Drop the pictures, then extract the listing word for word.

++++ Data extract ++++

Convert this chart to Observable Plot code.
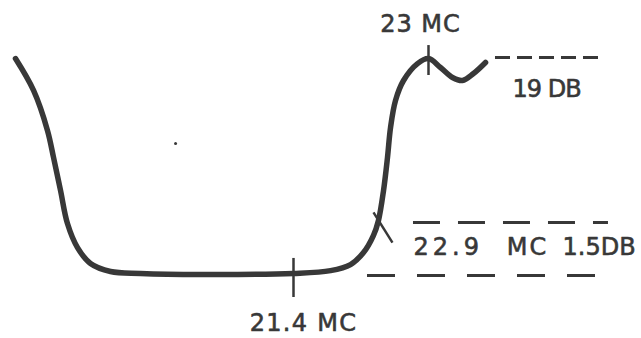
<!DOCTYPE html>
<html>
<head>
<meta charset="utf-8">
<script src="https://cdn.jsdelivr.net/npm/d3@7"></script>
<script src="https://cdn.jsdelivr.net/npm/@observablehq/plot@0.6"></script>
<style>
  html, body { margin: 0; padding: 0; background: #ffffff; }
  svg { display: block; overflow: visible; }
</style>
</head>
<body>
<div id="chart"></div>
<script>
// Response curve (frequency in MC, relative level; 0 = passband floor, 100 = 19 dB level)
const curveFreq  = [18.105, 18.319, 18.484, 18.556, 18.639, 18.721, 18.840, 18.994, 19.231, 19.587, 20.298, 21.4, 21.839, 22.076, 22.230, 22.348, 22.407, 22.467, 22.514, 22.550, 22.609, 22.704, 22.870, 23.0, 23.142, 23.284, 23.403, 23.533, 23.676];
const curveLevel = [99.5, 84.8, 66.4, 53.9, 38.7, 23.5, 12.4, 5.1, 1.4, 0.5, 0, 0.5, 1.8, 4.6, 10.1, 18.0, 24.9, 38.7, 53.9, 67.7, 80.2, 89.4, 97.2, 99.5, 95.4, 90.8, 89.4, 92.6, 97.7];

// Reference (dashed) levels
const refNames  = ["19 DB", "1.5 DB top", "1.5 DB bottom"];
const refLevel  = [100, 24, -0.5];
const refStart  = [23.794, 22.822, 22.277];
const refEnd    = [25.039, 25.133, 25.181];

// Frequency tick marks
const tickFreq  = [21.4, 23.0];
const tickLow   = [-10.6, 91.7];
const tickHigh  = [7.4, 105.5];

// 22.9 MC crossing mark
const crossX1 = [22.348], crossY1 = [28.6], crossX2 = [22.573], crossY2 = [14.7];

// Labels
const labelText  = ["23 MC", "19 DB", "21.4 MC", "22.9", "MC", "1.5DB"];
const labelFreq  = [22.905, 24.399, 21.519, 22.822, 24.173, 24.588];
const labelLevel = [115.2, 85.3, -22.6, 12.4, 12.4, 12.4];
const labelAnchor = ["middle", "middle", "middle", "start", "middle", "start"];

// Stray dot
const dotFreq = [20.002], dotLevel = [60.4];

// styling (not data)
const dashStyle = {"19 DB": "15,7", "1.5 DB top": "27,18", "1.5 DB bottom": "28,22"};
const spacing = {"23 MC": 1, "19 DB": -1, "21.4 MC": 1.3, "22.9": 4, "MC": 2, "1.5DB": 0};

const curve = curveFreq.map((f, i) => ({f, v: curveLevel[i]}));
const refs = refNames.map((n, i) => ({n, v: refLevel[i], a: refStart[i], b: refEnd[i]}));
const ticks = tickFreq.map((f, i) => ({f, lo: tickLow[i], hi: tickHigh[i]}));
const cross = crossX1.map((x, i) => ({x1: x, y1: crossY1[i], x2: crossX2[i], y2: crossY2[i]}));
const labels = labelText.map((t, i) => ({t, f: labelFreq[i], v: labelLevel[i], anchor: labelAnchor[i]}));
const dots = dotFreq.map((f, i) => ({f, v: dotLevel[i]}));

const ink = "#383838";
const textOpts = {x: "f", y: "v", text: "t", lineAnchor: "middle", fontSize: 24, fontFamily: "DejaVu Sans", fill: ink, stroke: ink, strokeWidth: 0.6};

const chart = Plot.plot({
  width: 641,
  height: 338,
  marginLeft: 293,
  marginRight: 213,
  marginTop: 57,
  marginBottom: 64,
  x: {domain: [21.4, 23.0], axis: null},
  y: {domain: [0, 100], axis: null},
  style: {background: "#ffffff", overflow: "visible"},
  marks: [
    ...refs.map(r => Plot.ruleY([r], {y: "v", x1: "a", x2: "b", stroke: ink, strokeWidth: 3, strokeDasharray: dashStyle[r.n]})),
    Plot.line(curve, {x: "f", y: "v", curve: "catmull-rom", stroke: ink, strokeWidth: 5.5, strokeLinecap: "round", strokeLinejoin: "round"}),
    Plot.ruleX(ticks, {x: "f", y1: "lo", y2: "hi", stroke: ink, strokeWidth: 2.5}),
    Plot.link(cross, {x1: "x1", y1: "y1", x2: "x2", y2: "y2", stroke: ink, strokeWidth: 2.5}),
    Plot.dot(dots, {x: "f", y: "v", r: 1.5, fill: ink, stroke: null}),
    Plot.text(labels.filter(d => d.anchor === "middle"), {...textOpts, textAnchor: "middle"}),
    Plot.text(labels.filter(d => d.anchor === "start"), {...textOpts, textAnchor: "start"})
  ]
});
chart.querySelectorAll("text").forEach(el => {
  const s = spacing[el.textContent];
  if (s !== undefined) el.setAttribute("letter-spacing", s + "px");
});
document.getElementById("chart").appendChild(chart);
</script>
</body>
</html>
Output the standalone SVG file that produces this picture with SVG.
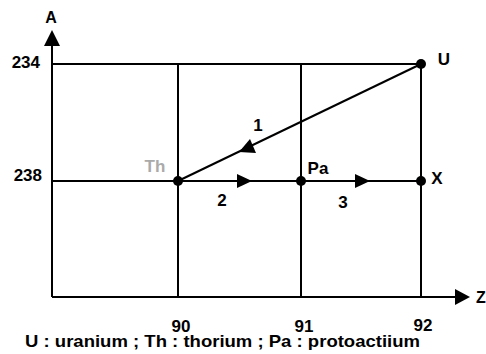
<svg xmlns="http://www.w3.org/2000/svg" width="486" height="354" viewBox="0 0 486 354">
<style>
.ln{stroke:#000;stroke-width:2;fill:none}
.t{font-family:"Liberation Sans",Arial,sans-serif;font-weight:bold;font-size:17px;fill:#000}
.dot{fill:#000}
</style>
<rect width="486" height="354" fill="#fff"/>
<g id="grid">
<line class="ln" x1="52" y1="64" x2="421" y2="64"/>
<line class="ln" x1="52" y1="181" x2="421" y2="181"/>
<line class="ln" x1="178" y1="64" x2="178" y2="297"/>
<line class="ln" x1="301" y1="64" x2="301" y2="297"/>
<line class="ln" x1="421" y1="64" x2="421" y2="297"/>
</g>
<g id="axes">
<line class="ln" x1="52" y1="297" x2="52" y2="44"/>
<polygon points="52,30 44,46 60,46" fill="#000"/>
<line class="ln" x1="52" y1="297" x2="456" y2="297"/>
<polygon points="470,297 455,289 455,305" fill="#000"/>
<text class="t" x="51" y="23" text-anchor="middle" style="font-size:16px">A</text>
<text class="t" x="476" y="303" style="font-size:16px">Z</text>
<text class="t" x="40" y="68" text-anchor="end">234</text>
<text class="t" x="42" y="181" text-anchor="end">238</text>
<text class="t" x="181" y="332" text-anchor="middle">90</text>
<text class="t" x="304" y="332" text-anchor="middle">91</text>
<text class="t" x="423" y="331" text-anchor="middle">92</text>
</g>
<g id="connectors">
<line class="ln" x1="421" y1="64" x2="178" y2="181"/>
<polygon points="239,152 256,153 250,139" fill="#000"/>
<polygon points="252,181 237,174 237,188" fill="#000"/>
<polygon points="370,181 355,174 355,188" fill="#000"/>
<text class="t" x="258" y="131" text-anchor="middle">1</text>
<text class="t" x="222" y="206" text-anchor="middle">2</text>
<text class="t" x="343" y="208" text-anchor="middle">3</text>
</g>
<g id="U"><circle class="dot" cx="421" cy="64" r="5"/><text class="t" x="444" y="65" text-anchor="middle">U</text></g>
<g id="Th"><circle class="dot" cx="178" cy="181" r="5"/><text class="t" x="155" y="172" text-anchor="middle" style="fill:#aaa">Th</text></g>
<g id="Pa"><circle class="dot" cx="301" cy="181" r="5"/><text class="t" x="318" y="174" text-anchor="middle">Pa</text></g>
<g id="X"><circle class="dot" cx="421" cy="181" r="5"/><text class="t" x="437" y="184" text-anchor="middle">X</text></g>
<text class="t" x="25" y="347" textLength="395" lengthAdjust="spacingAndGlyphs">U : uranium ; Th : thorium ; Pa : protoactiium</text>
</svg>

++++

- Task response
Convert this chart to Observable Plot code.
<!DOCTYPE html>
<html>
<head>
<meta charset="utf-8">
<script src="https://cdn.jsdelivr.net/npm/d3@7"></script>
<script src="https://cdn.jsdelivr.net/npm/@observablehq/plot@0.6"></script>
<style>
  html, body { margin: 0; padding: 0; background: #ffffff; }
  svg { display: block; overflow: visible; }
</style>
</head>
<body>
<div id="chart"></div>
<script>
// Response curve (frequency in MC, relative level; 0 = passband floor, 100 = 19 dB level)
const curveFreq  = [18.105, 18.319, 18.484, 18.556, 18.639, 18.721, 18.840, 18.994, 19.231, 19.587, 20.298, 21.4, 21.839, 22.076, 22.230, 22.348, 22.407, 22.467, 22.514, 22.550, 22.609, 22.704, 22.870, 23.0, 23.142, 23.284, 23.403, 23.533, 23.676];
const curveLevel = [99.5, 84.8, 66.4, 53.9, 38.7, 23.5, 12.4, 5.1, 1.4, 0.5, 0, 0.5, 1.8, 4.6, 10.1, 18.0, 24.9, 38.7, 53.9, 67.7, 80.2, 89.4, 97.2, 99.5, 95.4, 90.8, 89.4, 92.6, 97.7];

// Reference (dashed) levels
const refNames  = ["19 DB", "1.5 DB top", "1.5 DB bottom"];
const refLevel  = [100, 24, -0.5];
const refStart  = [23.794, 22.822, 22.277];
const refEnd    = [25.039, 25.133, 25.181];

// Frequency tick marks
const tickFreq  = [21.4, 23.0];
const tickLow   = [-10.6, 91.7];
const tickHigh  = [7.4, 105.5];

// 22.9 MC crossing mark
const crossX1 = [22.348], crossY1 = [28.6], crossX2 = [22.573], crossY2 = [14.7];

// Labels
const labelText  = ["23 MC", "19 DB", "21.4 MC", "22.9", "MC", "1.5DB"];
const labelFreq  = [22.905, 24.399, 21.519, 22.822, 24.173, 24.588];
const labelLevel = [115.2, 85.3, -22.6, 12.4, 12.4, 12.4];
const labelAnchor = ["middle", "middle", "middle", "start", "middle", "start"];

// Stray dot
const dotFreq = [20.002], dotLevel = [60.4];

// styling (not data)
const dashStyle = {"19 DB": "15,7", "1.5 DB top": "27,18", "1.5 DB bottom": "28,22"};
const spacing = {"23 MC": 1, "19 DB": -1, "21.4 MC": 1.3, "22.9": 4, "MC": 2, "1.5DB": 0};

const curve = curveFreq.map((f, i) => ({f, v: curveLevel[i]}));
const refs = refNames.map((n, i) => ({n, v: refLevel[i], a: refStart[i], b: refEnd[i]}));
const ticks = tickFreq.map((f, i) => ({f, lo: tickLow[i], hi: tickHigh[i]}));
const cross = crossX1.map((x, i) => ({x1: x, y1: crossY1[i], x2: crossX2[i], y2: crossY2[i]}));
const labels = labelText.map((t, i) => ({t, f: labelFreq[i], v: labelLevel[i], anchor: labelAnchor[i]}));
const dots = dotFreq.map((f, i) => ({f, v: dotLevel[i]}));

const ink = "#383838";
const textOpts = {x: "f", y: "v", text: "t", lineAnchor: "middle", fontSize: 24, fontFamily: "DejaVu Sans", fill: ink, stroke: ink, strokeWidth: 0.6};

const chart = Plot.plot({
  width: 641,
  height: 338,
  marginLeft: 293,
  marginRight: 213,
  marginTop: 57,
  marginBottom: 64,
  x: {domain: [21.4, 23.0], axis: null},
  y: {domain: [0, 100], axis: null},
  style: {background: "#ffffff", overflow: "visible"},
  marks: [
    ...refs.map(r => Plot.ruleY([r], {y: "v", x1: "a", x2: "b", stroke: ink, strokeWidth: 3, strokeDasharray: dashStyle[r.n]})),
    Plot.line(curve, {x: "f", y: "v", curve: "catmull-rom", stroke: ink, strokeWidth: 5.5, strokeLinecap: "round", strokeLinejoin: "round"}),
    Plot.ruleX(ticks, {x: "f", y1: "lo", y2: "hi", stroke: ink, strokeWidth: 2.5}),
    Plot.link(cross, {x1: "x1", y1: "y1", x2: "x2", y2: "y2", stroke: ink, strokeWidth: 2.5}),
    Plot.dot(dots, {x: "f", y: "v", r: 1.5, fill: ink, stroke: null}),
    Plot.text(labels.filter(d => d.anchor === "middle"), {...textOpts, textAnchor: "middle"}),
    Plot.text(labels.filter(d => d.anchor === "start"), {...textOpts, textAnchor: "start"})
  ]
});
chart.querySelectorAll("text").forEach(el => {
  const s = spacing[el.textContent];
  if (s !== undefined) el.setAttribute("letter-spacing", s + "px");
});
document.getElementById("chart").appendChild(chart);
</script>
</body>
</html>
Output the standalone SVG file that produces this picture with SVG.
<svg xmlns="http://www.w3.org/2000/svg" width="486" height="354" viewBox="0 0 486 354">
<style>
.ln{stroke:#000;stroke-width:2;fill:none}
.t{font-family:"Liberation Sans",Arial,sans-serif;font-weight:bold;font-size:17px;fill:#000}
.dot{fill:#000}
</style>
<rect width="486" height="354" fill="#fff"/>
<g id="grid">
<line class="ln" x1="52" y1="64" x2="421" y2="64"/>
<line class="ln" x1="52" y1="181" x2="421" y2="181"/>
<line class="ln" x1="178" y1="64" x2="178" y2="297"/>
<line class="ln" x1="301" y1="64" x2="301" y2="297"/>
<line class="ln" x1="421" y1="64" x2="421" y2="297"/>
</g>
<g id="axes">
<line class="ln" x1="52" y1="297" x2="52" y2="44"/>
<polygon points="52,30 44,46 60,46" fill="#000"/>
<line class="ln" x1="52" y1="297" x2="456" y2="297"/>
<polygon points="470,297 455,289 455,305" fill="#000"/>
<text class="t" x="51" y="23" text-anchor="middle" style="font-size:16px">A</text>
<text class="t" x="476" y="303" style="font-size:16px">Z</text>
<text class="t" x="40" y="68" text-anchor="end">234</text>
<text class="t" x="42" y="181" text-anchor="end">238</text>
<text class="t" x="181" y="332" text-anchor="middle">90</text>
<text class="t" x="304" y="332" text-anchor="middle">91</text>
<text class="t" x="423" y="331" text-anchor="middle">92</text>
</g>
<g id="connectors">
<line class="ln" x1="421" y1="64" x2="178" y2="181"/>
<polygon points="239,152 256,153 250,139" fill="#000"/>
<polygon points="252,181 237,174 237,188" fill="#000"/>
<polygon points="370,181 355,174 355,188" fill="#000"/>
<text class="t" x="258" y="131" text-anchor="middle">1</text>
<text class="t" x="222" y="206" text-anchor="middle">2</text>
<text class="t" x="343" y="208" text-anchor="middle">3</text>
</g>
<g id="U"><circle class="dot" cx="421" cy="64" r="5"/><text class="t" x="444" y="65" text-anchor="middle">U</text></g>
<g id="Th"><circle class="dot" cx="178" cy="181" r="5"/><text class="t" x="155" y="172" text-anchor="middle" style="fill:#aaa">Th</text></g>
<g id="Pa"><circle class="dot" cx="301" cy="181" r="5"/><text class="t" x="318" y="174" text-anchor="middle">Pa</text></g>
<g id="X"><circle class="dot" cx="421" cy="181" r="5"/><text class="t" x="437" y="184" text-anchor="middle">X</text></g>
<text class="t" x="25" y="347" textLength="395" lengthAdjust="spacingAndGlyphs">U : uranium ; Th : thorium ; Pa : protoactiium</text>
</svg>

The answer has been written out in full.